STATED GOAL => Print the listing from its top line through the line containing "const pts = (xs, ys)", nothing more, and leave out the pictures.

═══ DATA SECTION

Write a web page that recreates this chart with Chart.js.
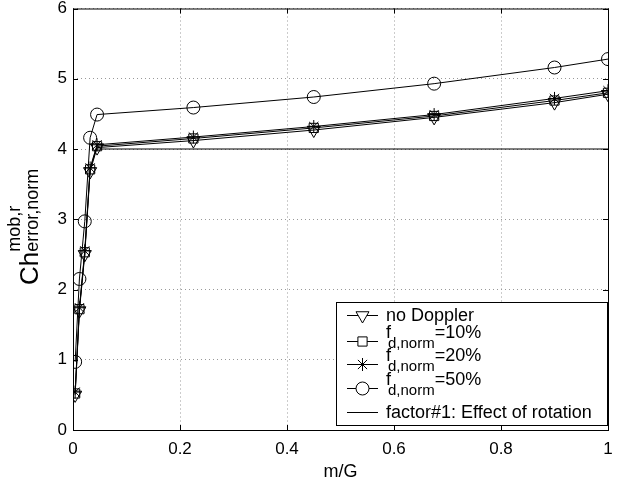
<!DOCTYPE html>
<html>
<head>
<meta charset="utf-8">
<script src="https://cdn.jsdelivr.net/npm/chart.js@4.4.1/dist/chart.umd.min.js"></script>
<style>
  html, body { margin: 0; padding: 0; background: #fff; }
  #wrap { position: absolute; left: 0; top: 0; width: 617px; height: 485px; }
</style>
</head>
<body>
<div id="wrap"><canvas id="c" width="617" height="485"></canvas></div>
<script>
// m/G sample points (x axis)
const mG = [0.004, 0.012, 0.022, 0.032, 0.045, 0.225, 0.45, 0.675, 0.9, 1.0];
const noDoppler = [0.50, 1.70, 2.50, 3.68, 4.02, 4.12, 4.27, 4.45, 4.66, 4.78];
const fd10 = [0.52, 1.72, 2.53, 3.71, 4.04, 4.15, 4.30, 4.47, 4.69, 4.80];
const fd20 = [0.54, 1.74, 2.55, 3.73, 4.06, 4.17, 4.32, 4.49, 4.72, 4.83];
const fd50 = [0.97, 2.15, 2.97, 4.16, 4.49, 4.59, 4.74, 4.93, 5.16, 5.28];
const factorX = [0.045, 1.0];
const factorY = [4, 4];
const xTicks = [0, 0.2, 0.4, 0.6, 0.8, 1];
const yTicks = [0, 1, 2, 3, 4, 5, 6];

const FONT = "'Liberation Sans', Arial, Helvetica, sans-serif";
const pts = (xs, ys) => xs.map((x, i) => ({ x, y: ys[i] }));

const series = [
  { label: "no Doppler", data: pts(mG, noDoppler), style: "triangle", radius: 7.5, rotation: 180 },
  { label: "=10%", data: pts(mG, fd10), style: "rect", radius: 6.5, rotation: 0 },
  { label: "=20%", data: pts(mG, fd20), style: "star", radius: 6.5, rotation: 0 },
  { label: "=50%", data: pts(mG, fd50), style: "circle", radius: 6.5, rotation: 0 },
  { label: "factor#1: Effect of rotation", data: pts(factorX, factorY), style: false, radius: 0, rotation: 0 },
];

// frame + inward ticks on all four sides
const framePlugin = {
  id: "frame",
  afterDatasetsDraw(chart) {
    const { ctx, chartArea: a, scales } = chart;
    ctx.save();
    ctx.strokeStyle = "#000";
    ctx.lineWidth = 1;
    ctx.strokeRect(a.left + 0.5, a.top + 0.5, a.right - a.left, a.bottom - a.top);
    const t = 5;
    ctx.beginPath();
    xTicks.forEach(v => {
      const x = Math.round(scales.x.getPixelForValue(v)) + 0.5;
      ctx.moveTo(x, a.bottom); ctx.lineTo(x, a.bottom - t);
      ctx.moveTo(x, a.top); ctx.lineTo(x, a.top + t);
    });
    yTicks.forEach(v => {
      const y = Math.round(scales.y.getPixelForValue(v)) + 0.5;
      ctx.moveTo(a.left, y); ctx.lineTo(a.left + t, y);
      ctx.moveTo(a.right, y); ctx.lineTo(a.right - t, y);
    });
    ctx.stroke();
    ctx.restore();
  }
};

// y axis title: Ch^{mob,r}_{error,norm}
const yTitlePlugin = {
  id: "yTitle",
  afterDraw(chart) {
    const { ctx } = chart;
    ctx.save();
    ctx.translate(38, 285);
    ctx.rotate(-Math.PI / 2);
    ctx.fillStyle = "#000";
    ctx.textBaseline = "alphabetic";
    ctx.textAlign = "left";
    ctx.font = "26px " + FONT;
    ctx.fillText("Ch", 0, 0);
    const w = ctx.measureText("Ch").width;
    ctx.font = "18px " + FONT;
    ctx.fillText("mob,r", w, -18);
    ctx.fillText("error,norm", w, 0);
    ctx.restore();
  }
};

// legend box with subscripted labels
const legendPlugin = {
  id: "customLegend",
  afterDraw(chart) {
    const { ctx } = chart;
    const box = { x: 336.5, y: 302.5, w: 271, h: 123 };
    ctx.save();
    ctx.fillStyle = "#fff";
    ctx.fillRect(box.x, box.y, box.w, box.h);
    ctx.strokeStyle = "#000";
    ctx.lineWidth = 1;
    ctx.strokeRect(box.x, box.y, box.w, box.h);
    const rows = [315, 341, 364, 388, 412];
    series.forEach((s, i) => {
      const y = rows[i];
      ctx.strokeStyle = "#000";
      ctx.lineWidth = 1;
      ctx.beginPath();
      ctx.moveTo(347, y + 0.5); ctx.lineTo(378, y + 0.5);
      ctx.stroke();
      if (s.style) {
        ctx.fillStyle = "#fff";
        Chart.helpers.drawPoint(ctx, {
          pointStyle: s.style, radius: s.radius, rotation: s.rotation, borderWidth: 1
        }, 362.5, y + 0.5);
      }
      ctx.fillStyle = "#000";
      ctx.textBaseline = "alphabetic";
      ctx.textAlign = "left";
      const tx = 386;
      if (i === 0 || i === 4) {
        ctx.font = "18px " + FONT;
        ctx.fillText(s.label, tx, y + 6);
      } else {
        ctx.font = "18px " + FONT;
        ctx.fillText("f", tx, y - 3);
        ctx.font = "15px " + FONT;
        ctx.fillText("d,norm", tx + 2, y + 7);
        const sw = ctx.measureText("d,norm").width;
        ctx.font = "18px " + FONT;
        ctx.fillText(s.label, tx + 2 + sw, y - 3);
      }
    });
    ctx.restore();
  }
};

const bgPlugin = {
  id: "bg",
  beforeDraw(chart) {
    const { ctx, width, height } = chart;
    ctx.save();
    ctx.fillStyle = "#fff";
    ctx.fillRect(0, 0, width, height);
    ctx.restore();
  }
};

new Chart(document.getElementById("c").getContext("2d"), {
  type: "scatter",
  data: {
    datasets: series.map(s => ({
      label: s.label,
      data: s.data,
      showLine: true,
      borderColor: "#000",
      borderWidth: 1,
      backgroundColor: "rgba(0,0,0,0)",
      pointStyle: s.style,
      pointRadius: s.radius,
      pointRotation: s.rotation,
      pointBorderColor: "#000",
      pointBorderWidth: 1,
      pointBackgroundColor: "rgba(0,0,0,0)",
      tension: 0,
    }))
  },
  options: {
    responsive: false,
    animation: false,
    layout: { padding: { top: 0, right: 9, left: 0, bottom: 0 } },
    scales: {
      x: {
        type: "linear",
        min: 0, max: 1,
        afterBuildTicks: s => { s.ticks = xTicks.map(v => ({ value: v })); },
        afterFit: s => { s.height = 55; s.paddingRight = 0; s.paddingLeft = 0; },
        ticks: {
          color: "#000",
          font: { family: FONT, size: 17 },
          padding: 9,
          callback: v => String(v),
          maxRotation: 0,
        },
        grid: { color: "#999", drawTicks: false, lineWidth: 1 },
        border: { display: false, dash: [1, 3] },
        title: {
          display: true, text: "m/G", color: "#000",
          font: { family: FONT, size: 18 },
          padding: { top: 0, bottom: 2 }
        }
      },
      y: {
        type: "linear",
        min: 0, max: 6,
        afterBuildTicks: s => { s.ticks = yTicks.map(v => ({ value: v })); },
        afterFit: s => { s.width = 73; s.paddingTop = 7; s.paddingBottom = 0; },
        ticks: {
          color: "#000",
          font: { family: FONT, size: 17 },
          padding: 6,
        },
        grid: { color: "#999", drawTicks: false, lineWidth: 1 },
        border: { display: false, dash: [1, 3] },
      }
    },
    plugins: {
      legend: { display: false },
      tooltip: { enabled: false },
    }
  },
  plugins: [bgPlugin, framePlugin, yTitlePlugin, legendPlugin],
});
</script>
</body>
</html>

══════

SOLUTION =>
Write a web page that recreates this chart with Chart.js.
<!DOCTYPE html>
<html>
<head>
<meta charset="utf-8">
<script src="https://cdn.jsdelivr.net/npm/chart.js@4.4.1/dist/chart.umd.min.js"></script>
<style>
  html, body { margin: 0; padding: 0; background: #fff; }
  #wrap { position: absolute; left: 0; top: 0; width: 617px; height: 485px; }
</style>
</head>
<body>
<div id="wrap"><canvas id="c" width="617" height="485"></canvas></div>
<script>
// m/G sample points (x axis)
const mG = [0.004, 0.012, 0.022, 0.032, 0.045, 0.225, 0.45, 0.675, 0.9, 1.0];
const noDoppler = [0.50, 1.70, 2.50, 3.68, 4.02, 4.12, 4.27, 4.45, 4.66, 4.78];
const fd10 = [0.52, 1.72, 2.53, 3.71, 4.04, 4.15, 4.30, 4.47, 4.69, 4.80];
const fd20 = [0.54, 1.74, 2.55, 3.73, 4.06, 4.17, 4.32, 4.49, 4.72, 4.83];
const fd50 = [0.97, 2.15, 2.97, 4.16, 4.49, 4.59, 4.74, 4.93, 5.16, 5.28];
const factorX = [0.045, 1.0];
const factorY = [4, 4];
const xTicks = [0, 0.2, 0.4, 0.6, 0.8, 1];
const yTicks = [0, 1, 2, 3, 4, 5, 6];

const FONT = "'Liberation Sans', Arial, Helvetica, sans-serif";
const pts = (xs, ys) => xs.map((x, i) => ({ x, y: ys[i] }));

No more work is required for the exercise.